Friday, August 1, 2008

So, a Saudi, a Kenyan, an American and an Irish sit down to a pot of Arabic tea, and ...

I have ABSOLUTLY NO TIME to explain to you the things Ive seen. But here we go in no particular order whatsoever. I saw a cheetah, you know, family, those things I used to idolize and draw constantly? Loads of pictures of it rolling around in the dirt. Classic. I saw a San Jose Sharks jersey on a Kenyan- this place is MUCH more third world than SA, and they recycle clothes better than I do. I ended up buying Malaria pills- my tour mates scared me into it, but now I have enough for SE Asia. Its very strange to travel with other people. I almost miss the loneliness, and I find myself wandering off by myself sometimes just to get a little alone time. Twisted, I know. I saw a group of lions eating a wildebeast. Amazing. I ate at Carnivores, voted one of the top fifty best restaurants in the world. Its like Brazil in Puerto Vallarta, for those of you in the know.
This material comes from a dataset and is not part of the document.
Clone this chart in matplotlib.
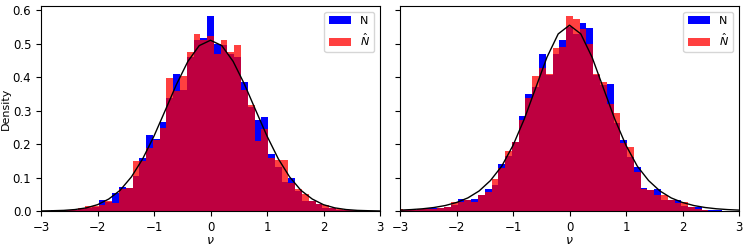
import numpy as np
import matplotlib
matplotlib.use("Agg")
import matplotlib.pyplot as plt

# bin centres, width 0.12, centred on 0
centers = np.round(np.arange(-25, 26) * 0.12, 2)
edges = np.round(np.arange(-25.5, 26) * 0.12, 2)

# left panel, density per bin
left_N = [0, 0.001, 0.002, 0.002, 0.003, 0.003, 0.005, 0.01, 0.013, 0.034,
          0.028, 0.055, 0.073, 0.068, 0.105, 0.157, 0.227, 0.214, 0.265, 0.338,
          0.409, 0.36, 0.46, 0.512, 0.517, 0.582, 0.50, 0.496, 0.47, 0.46,
          0.385, 0.31, 0.272, 0.28, 0.169, 0.132, 0.087, 0.099, 0.06, 0.03,
          0.03, 0.02, 0.01, 0.008, 0.004, 0.003, 0.002, 0.001, 0, 0, 0]
left_Nhat = [0, 0, 0.001, 0.002, 0.002, 0.004, 0.008, 0.015, 0.015, 0.018,
             0.03, 0.024, 0.066, 0.068, 0.15, 0.15, 0.187, 0.212, 0.247, 0.398,
             0.358, 0.403, 0.474, 0.53, 0.51, 0.523, 0.469, 0.51, 0.475, 0.497,
             0.36, 0.318, 0.209, 0.244, 0.157, 0.152, 0.152, 0.083, 0.065, 0.05,
             0.03, 0.022, 0.018, 0.008, 0.005, 0.003, 0.002, 0.001, 0.001, 0, 0]

# right panel
right_N = [0.003, 0.003, 0.004, 0.007, 0.008, 0.008, 0.01, 0.012, 0.018, 0.035,
           0.033, 0.035, 0.048, 0.065, 0.077, 0.142, 0.165, 0.205, 0.284, 0.351,
           0.369, 0.468, 0.405, 0.468, 0.51, 0.55, 0.53, 0.563, 0.548, 0.405,
           0.375, 0.38, 0.262, 0.212, 0.16, 0.132, 0.068, 0.064, 0.067, 0.034,
           0.032, 0.034, 0.015, 0.011, 0.011, 0.003, 0.003, 0.002, 0.001, 0, 0]
right_Nhat = [0.005, 0.003, 0.004, 0.005, 0.005, 0.007, 0.01, 0.012, 0.028, 0.028,
              0.033, 0.028, 0.048, 0.058, 0.095, 0.13, 0.179, 0.205, 0.272, 0.339,
              0.403, 0.426, 0.41, 0.487, 0.49, 0.582, 0.572, 0.545, 0.50, 0.41,
              0.386, 0.32, 0.293, 0.204, 0.192, 0.117, 0.066, 0.063, 0.047, 0.047,
              0.032, 0.025, 0.028, 0.013, 0.005, 0.003, 0.001, 0.001, 0.001, 0, 0]

# reference curves
curve_x = np.round(np.arange(-15, 16) * 0.2, 1)
left_curve = [0.0003, 0.001, 0.002, 0.0045, 0.0095, 0.019, 0.036, 0.062, 0.102, 0.156,
              0.224, 0.301, 0.379, 0.447, 0.494, 0.51, 0.494, 0.447, 0.379, 0.301,
              0.224, 0.156, 0.102, 0.062, 0.036, 0.019, 0.0095, 0.0045, 0.002, 0.001, 0.0003]
right_curve = [0.0028, 0.0044, 0.0068, 0.0106, 0.0165, 0.0256, 0.0392, 0.060, 0.091, 0.134,
               0.196, 0.275, 0.367, 0.459, 0.529, 0.555, 0.529, 0.459, 0.367, 0.275,
               0.196, 0.134, 0.091, 0.060, 0.0392, 0.0256, 0.0165, 0.0106, 0.0068, 0.0044, 0.0028]

plt.rcParams['xtick.labelsize'] = 8.5
plt.rcParams['ytick.labelsize'] = 8.5

fig = plt.figure(figsize=(7.47, 2.44), dpi=100)
ax1 = fig.add_axes([0.0549, 0.135, 0.4538, 0.84])
ax2 = fig.add_axes([0.5355, 0.135, 0.4538, 0.84], sharey=ax1)

panels = [(ax1, left_N, left_Nhat, left_curve), (ax2, right_N, right_Nhat, right_curve)]
for ax, n, nhat, curve in panels:
    ax.hist(centers, bins=edges, weights=n, color='blue', label='N')
    ax.hist(centers, bins=edges, weights=nhat, color='red', alpha=0.75, label=r'$\hat{N}$')
    ax.plot(curve_x, curve, color='black', lw=1)
    ax.set_xlim(-3, 3)
    ax.set_xticks([-3, -2, -1, 0, 1, 2, 3])
    ax.set_xlabel(r'$\nu$', fontsize=9, labelpad=0)
    ax.legend(loc='upper right', fontsize=8)

ax1.set_ylim(0, 0.612)
ax1.set_yticks([0, 0.1, 0.2, 0.3, 0.4, 0.5, 0.6])
ax1.set_ylabel('Density', fontsize=8, labelpad=1.5)
plt.setp(ax2.get_yticklabels(), visible=False)

fig.savefig('out.png', dpi=100)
THey walk around with swords stuck with exotic meats, and they just slide it down onto your plate until youve had enough. I had Croc and Ostrich balls. MEATballs. I went bike riding in the Hells Gate National Park-the only NP where you dont have to be in a protective vehicle. Our transportation ( and some peoples bed) is called Leopard. THere are only three gears, the ride is bumpy as hell, and its a bright blue army truck. I love it to death. The US dollar and the Kenyan Shilling is accepted everywhere, which complicates absolutely everything, but Ive been sticking to the Shilling for the novelty of the thing. There are two Saudi guys on our trip, and they tell me that they can understand Swahili, because Arabic is the basis of Swahili. I brushed my teeth with a stick the other day. Not because I had to, but there is a tree called a toothbrush tree, and some people, like our cook Joseph, doesnt even use tooth paste. It tastes like REALLY strong ginger. Its wonderful. I have to go. Catch up with you again in, well, who knows. Off to Tanzania tommorow, then Zanzibar, the Mt Kili. BRING IT ON.